■ Requirements
Search the data for the word "this" and copy every line where it occurs.

■ Available records

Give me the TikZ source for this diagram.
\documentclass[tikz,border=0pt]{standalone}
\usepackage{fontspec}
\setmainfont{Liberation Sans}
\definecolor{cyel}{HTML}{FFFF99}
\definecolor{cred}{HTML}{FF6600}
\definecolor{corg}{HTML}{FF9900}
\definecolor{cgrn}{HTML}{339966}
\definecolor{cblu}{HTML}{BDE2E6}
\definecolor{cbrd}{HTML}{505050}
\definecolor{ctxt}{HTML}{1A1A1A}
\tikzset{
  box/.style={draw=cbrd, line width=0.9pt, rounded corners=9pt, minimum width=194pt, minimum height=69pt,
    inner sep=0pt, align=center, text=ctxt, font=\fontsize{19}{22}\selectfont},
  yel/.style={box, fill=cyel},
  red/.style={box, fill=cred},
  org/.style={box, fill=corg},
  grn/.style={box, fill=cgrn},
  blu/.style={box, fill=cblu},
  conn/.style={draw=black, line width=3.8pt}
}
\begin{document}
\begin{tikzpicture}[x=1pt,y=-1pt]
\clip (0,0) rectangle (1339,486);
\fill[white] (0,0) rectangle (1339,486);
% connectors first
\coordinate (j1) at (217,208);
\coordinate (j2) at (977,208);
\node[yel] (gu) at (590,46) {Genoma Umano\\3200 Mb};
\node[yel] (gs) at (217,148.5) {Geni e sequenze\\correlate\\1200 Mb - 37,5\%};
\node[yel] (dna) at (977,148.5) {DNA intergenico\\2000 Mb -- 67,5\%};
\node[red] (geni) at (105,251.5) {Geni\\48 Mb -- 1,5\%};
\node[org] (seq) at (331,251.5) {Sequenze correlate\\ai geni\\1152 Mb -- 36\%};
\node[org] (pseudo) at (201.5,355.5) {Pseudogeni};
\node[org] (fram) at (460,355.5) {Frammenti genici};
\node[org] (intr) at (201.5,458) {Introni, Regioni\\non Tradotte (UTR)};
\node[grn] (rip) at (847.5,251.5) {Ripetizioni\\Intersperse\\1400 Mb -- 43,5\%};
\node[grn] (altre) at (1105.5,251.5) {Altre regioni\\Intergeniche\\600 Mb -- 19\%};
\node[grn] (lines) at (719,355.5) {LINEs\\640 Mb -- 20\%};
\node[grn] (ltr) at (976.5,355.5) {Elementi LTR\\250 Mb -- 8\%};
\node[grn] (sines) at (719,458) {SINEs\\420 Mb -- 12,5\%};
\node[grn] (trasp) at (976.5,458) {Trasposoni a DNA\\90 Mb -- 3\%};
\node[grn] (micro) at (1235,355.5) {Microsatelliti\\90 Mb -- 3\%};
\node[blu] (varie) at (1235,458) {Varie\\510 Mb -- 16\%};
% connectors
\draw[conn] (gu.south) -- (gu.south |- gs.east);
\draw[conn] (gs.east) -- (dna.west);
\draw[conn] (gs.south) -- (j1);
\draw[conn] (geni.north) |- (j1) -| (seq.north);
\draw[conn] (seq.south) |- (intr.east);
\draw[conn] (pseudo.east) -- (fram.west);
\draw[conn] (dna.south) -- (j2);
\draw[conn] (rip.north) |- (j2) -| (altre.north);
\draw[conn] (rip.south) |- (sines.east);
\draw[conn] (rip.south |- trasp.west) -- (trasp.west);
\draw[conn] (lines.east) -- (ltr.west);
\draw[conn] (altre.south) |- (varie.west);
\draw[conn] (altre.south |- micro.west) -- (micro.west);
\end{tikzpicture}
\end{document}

...

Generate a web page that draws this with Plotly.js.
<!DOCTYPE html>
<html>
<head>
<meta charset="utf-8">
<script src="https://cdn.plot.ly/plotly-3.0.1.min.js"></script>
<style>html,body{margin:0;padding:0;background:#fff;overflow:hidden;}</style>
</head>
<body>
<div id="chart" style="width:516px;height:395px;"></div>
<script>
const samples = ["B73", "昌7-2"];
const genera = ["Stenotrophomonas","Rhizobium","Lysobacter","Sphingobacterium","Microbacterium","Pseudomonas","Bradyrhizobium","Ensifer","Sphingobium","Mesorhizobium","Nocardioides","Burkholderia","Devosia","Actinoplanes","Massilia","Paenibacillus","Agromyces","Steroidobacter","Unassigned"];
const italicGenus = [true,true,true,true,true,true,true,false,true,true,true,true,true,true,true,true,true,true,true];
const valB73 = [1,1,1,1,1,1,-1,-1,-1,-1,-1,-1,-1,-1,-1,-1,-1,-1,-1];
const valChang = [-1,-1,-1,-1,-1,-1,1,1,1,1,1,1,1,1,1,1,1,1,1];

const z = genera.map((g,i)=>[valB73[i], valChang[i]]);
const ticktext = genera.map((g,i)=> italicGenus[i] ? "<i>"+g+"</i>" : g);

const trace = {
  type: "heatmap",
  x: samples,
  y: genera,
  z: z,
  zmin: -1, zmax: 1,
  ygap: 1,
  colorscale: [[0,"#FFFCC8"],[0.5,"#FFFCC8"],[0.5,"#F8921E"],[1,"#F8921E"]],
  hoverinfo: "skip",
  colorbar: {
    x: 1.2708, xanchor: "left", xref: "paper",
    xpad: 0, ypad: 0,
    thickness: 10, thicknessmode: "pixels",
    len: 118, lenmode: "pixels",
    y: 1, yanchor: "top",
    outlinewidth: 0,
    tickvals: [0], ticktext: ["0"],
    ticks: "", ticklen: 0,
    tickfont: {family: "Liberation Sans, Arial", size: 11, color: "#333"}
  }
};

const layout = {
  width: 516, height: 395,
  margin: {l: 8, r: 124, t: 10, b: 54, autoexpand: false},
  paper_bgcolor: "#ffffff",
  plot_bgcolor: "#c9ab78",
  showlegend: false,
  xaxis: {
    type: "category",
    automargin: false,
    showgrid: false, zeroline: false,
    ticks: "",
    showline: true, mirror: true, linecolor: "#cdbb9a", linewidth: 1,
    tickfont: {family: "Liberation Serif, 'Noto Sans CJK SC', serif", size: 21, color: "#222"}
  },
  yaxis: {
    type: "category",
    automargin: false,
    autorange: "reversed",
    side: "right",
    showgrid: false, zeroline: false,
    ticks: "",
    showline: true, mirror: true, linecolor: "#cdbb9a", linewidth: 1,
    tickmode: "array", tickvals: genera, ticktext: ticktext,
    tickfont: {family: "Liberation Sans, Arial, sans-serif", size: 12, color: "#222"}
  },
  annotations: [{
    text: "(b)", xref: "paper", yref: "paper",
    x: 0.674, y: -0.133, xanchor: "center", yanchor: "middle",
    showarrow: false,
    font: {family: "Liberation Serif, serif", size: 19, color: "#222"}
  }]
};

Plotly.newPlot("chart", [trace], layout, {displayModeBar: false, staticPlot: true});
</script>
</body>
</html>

■ Exercise solution
Give me the TikZ source for this diagram.
Generate a web page that draws this with Plotly.js.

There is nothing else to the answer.